— START OF DATA FOR THIS TASK —

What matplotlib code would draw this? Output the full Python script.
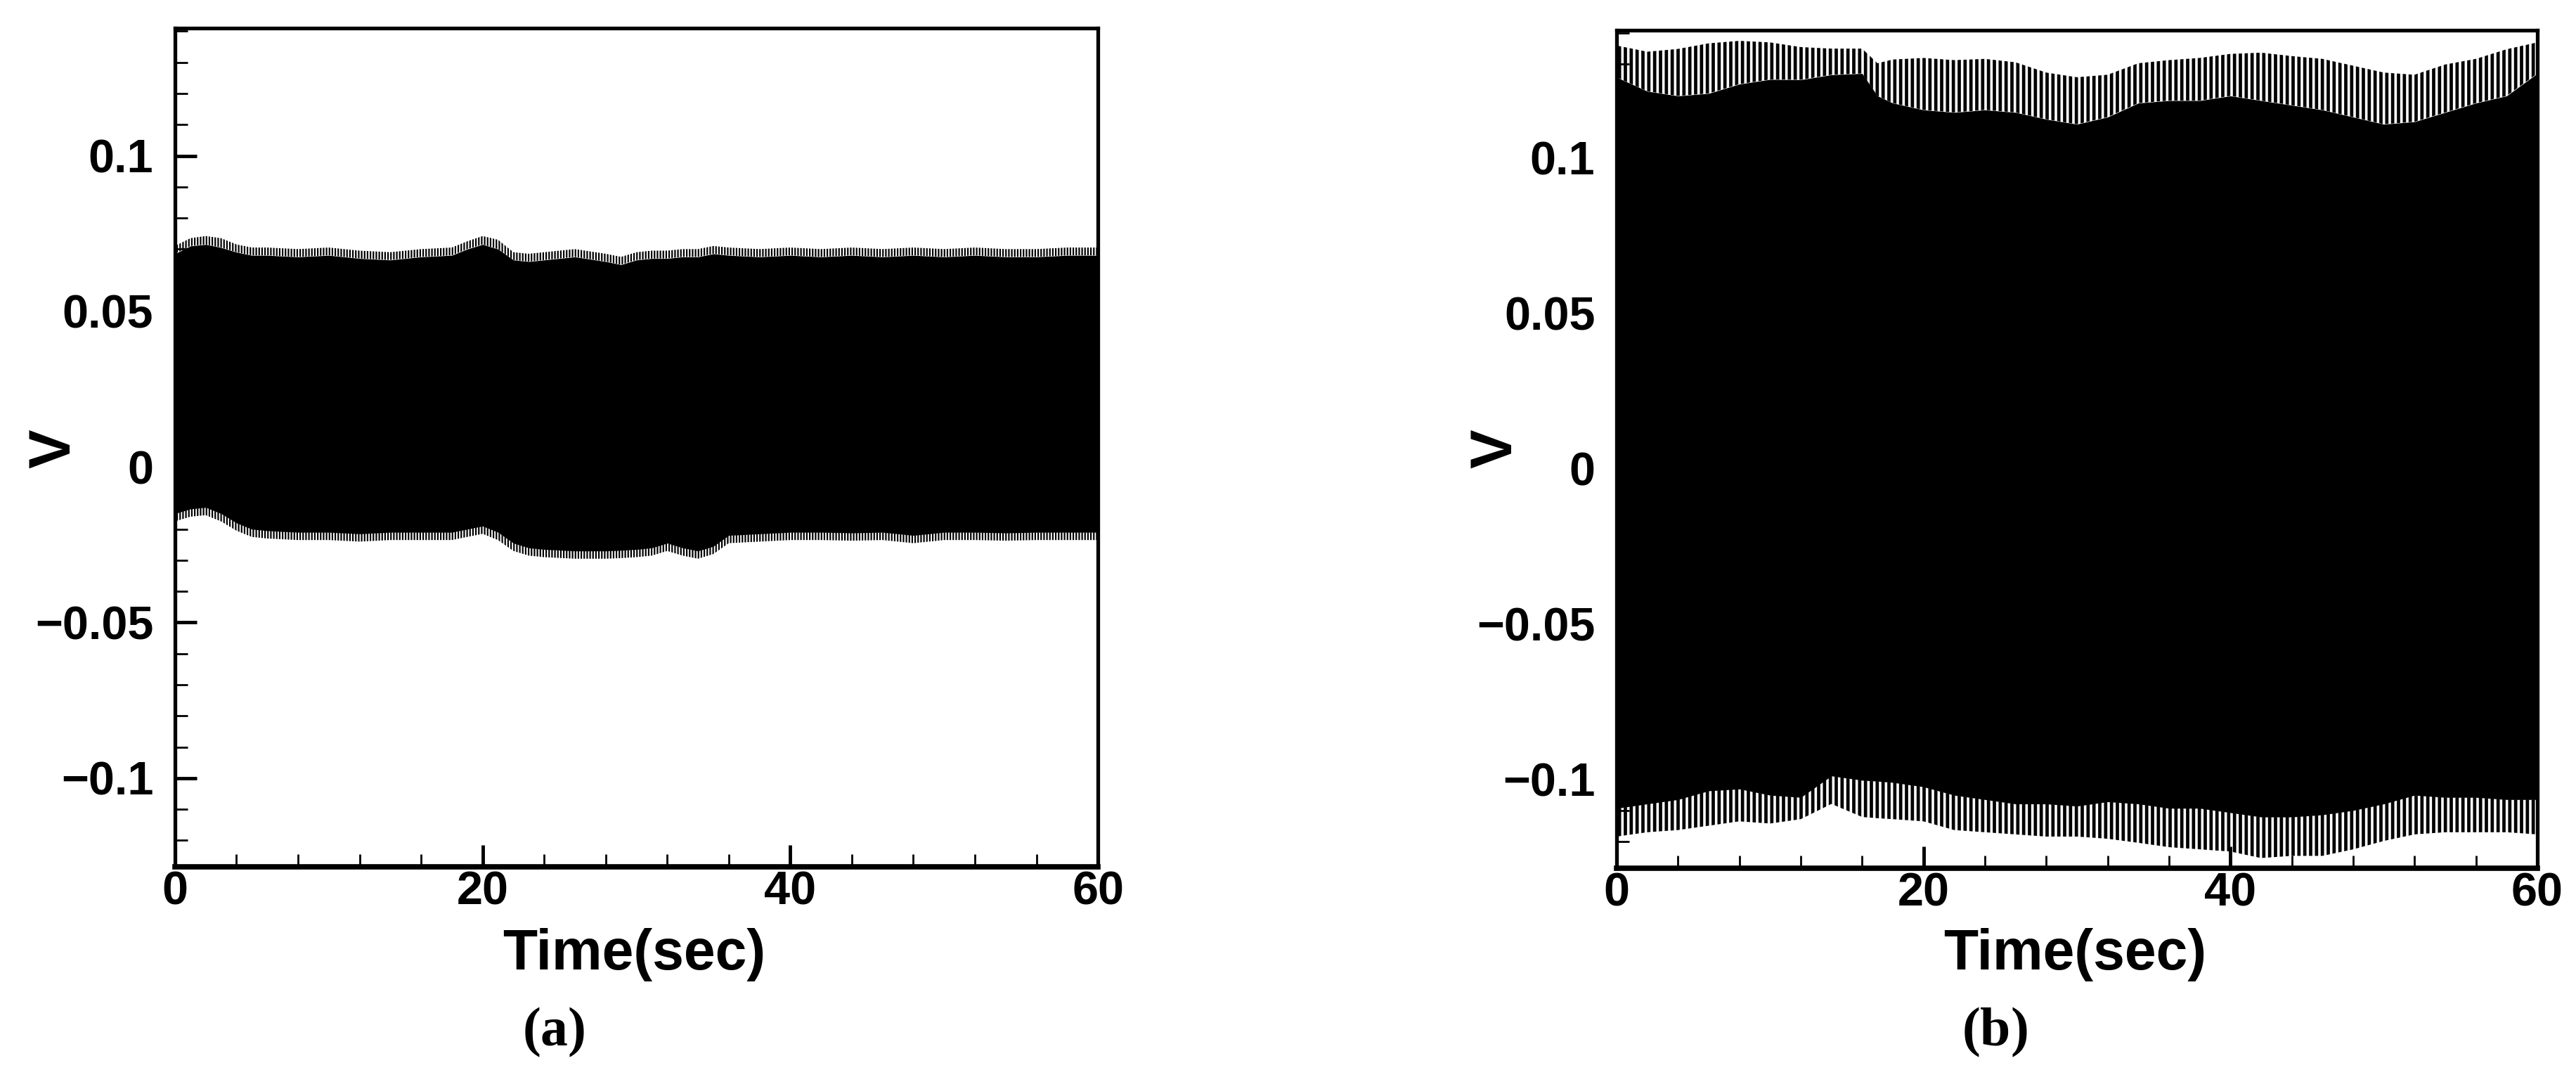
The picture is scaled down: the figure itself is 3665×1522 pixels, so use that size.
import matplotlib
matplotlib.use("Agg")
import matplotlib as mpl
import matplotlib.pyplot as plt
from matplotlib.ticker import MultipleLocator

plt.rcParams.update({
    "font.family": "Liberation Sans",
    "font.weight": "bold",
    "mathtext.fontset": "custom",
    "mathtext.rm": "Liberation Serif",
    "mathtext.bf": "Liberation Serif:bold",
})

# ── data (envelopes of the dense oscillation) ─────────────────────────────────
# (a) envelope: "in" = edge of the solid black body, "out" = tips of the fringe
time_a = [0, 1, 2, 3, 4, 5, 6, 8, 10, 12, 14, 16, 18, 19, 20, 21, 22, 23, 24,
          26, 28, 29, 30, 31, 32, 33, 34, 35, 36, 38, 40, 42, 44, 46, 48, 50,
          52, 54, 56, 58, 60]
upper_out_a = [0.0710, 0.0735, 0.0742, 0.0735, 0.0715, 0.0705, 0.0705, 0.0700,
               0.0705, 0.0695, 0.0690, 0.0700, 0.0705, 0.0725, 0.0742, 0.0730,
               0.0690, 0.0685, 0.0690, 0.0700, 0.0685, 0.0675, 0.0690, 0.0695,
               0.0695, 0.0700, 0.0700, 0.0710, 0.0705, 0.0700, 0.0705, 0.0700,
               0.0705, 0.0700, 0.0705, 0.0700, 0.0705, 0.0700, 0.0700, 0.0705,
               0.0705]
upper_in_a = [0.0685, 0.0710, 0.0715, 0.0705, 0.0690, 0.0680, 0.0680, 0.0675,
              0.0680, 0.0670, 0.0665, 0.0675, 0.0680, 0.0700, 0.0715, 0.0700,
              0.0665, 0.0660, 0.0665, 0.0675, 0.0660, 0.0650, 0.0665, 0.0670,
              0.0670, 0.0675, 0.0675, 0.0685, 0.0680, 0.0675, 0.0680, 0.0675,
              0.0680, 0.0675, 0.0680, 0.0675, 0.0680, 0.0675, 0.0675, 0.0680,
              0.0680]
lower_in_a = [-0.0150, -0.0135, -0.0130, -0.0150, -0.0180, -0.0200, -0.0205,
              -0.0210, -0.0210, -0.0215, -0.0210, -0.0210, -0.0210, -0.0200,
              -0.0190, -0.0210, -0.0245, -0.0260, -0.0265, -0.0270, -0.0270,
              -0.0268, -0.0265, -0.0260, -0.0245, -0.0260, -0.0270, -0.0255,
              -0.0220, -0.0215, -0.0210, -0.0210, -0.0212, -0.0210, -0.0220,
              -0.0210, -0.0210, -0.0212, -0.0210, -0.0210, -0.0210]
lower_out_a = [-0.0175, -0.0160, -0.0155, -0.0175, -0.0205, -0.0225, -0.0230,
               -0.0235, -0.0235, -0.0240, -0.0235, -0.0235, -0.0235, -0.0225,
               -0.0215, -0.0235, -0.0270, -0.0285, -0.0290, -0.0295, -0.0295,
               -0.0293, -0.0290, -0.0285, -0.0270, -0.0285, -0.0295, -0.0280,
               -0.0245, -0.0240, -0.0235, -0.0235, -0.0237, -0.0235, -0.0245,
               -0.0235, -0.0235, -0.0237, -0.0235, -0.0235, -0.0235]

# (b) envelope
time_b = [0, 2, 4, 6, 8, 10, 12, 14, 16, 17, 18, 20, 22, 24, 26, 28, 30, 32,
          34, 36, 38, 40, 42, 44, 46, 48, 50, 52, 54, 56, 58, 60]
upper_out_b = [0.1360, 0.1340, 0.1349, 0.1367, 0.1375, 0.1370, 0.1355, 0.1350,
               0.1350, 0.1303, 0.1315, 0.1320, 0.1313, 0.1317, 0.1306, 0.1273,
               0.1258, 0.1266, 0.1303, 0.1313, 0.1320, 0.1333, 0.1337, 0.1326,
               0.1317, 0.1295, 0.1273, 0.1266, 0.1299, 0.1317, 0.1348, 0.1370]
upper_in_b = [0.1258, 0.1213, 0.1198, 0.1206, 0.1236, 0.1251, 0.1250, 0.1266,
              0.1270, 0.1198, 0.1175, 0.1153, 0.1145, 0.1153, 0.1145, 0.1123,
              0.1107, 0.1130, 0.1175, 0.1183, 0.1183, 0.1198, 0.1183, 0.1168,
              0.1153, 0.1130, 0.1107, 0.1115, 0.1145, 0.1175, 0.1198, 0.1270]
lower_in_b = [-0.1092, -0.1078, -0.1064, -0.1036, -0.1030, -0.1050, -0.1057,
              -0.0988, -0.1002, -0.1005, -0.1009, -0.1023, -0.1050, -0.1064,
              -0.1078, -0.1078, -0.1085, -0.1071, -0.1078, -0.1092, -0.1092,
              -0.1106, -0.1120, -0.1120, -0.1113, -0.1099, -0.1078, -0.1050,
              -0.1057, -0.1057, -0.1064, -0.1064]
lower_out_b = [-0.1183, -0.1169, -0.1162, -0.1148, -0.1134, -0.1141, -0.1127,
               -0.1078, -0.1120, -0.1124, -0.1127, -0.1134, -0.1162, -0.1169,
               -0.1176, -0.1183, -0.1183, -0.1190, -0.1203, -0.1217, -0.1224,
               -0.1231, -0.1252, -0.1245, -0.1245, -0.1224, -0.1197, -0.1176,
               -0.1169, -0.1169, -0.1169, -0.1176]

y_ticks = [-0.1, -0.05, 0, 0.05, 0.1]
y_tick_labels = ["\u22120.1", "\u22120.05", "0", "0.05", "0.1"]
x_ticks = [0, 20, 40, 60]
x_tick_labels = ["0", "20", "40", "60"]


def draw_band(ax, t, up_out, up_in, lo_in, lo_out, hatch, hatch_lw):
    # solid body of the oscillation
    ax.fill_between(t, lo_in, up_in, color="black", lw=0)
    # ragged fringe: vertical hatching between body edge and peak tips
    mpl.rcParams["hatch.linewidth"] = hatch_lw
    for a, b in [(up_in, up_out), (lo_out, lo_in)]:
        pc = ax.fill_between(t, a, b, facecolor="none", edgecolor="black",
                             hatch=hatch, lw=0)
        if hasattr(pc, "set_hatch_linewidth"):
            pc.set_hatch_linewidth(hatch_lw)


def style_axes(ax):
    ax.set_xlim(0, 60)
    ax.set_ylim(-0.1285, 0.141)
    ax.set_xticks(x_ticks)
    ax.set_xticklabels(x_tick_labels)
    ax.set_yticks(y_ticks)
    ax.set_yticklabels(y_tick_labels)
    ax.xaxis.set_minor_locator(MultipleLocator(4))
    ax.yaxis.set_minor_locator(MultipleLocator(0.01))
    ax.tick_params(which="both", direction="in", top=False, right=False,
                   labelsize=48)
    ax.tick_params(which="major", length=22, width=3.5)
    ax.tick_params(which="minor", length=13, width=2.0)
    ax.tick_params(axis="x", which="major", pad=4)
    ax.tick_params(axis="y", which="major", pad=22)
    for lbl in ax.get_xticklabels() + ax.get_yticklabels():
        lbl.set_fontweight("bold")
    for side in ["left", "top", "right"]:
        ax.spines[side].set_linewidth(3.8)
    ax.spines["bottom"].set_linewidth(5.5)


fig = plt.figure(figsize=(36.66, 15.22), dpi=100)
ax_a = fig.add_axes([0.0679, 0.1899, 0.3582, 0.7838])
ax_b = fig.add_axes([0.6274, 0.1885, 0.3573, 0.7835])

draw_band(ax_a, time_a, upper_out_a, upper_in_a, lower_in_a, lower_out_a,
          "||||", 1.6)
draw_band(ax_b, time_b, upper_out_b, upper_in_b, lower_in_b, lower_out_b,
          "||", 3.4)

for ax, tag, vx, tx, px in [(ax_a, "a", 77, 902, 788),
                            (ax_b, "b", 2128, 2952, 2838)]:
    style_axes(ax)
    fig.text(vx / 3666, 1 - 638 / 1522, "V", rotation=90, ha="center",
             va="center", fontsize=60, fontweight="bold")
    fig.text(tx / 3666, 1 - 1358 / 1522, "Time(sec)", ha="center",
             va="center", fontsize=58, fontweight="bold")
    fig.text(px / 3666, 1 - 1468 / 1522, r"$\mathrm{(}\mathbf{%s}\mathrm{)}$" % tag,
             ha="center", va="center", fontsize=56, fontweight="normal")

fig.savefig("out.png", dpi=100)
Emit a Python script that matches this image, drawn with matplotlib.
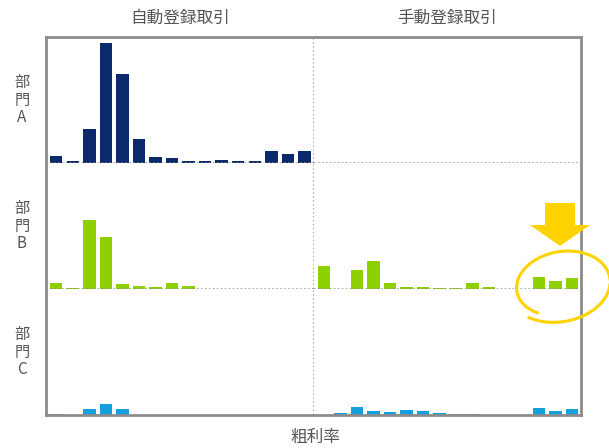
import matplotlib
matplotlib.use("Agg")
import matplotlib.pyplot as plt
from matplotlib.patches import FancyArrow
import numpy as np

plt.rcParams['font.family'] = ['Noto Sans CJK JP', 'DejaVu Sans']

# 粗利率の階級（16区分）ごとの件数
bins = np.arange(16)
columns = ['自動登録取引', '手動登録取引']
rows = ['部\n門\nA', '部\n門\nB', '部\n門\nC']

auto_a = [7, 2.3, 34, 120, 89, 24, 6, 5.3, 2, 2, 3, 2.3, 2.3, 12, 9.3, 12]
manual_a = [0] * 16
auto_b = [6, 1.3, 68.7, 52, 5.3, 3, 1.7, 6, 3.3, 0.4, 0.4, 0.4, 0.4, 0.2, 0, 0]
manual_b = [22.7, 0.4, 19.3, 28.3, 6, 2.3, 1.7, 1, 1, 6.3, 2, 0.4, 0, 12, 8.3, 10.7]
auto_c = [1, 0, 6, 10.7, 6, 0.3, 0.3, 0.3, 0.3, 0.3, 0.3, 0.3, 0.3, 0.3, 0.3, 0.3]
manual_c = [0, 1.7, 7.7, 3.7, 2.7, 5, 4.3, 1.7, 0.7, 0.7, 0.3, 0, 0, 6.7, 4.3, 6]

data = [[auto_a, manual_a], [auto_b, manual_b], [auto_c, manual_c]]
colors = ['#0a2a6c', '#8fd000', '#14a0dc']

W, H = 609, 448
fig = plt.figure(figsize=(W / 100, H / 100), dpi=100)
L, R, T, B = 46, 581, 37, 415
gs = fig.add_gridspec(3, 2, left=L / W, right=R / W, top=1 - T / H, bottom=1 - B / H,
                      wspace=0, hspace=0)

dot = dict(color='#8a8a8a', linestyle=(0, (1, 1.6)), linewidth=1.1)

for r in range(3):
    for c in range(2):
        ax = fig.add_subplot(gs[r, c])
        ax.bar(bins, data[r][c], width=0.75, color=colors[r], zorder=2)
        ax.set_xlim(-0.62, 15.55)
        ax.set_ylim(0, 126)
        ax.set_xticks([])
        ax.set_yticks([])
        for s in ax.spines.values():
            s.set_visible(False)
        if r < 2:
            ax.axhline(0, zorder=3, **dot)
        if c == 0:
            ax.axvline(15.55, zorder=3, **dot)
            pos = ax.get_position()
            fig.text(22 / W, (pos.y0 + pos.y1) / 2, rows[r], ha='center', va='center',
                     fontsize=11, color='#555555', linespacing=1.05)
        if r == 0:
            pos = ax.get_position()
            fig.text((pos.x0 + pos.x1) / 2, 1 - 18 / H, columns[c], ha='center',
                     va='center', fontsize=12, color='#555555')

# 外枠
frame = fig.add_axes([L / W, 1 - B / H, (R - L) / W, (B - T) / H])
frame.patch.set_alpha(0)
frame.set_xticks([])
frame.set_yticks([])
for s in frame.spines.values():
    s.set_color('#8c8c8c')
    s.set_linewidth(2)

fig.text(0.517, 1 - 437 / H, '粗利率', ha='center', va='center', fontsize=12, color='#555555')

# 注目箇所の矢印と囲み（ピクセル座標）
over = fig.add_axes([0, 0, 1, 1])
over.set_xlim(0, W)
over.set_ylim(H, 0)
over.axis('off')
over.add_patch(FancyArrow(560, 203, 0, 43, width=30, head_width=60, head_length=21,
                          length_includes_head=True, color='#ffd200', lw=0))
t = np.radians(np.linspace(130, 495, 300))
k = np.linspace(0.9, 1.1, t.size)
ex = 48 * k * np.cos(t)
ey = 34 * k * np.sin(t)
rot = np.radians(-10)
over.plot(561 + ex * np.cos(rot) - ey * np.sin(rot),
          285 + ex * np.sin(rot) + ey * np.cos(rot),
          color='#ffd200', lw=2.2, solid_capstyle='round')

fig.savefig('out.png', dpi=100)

— END OF DATA FOR THIS TASK —

▸ THE TASK:
Could you quote, word for word, only the lines from the one containing "Emit a Python" through the one containing "colors = ['#0a2a6c', '#8fd000', '#14a0dc']", both included, and leave out any pictures?

▸ TASK SOLUTION:
Emit a Python script that matches this image, drawn with matplotlib.
import matplotlib
matplotlib.use("Agg")
import matplotlib.pyplot as plt
from matplotlib.patches import FancyArrow
import numpy as np

plt.rcParams['font.family'] = ['Noto Sans CJK JP', 'DejaVu Sans']

# 粗利率の階級（16区分）ごとの件数
bins = np.arange(16)
columns = ['自動登録取引', '手動登録取引']
rows = ['部\n門\nA', '部\n門\nB', '部\n門\nC']

auto_a = [7, 2.3, 34, 120, 89, 24, 6, 5.3, 2, 2, 3, 2.3, 2.3, 12, 9.3, 12]
manual_a = [0] * 16
auto_b = [6, 1.3, 68.7, 52, 5.3, 3, 1.7, 6, 3.3, 0.4, 0.4, 0.4, 0.4, 0.2, 0, 0]
manual_b = [22.7, 0.4, 19.3, 28.3, 6, 2.3, 1.7, 1, 1, 6.3, 2, 0.4, 0, 12, 8.3, 10.7]
auto_c = [1, 0, 6, 10.7, 6, 0.3, 0.3, 0.3, 0.3, 0.3, 0.3, 0.3, 0.3, 0.3, 0.3, 0.3]
manual_c = [0, 1.7, 7.7, 3.7, 2.7, 5, 4.3, 1.7, 0.7, 0.7, 0.3, 0, 0, 6.7, 4.3, 6]

data = [[auto_a, manual_a], [auto_b, manual_b], [auto_c, manual_c]]
colors = ['#0a2a6c', '#8fd000', '#14a0dc']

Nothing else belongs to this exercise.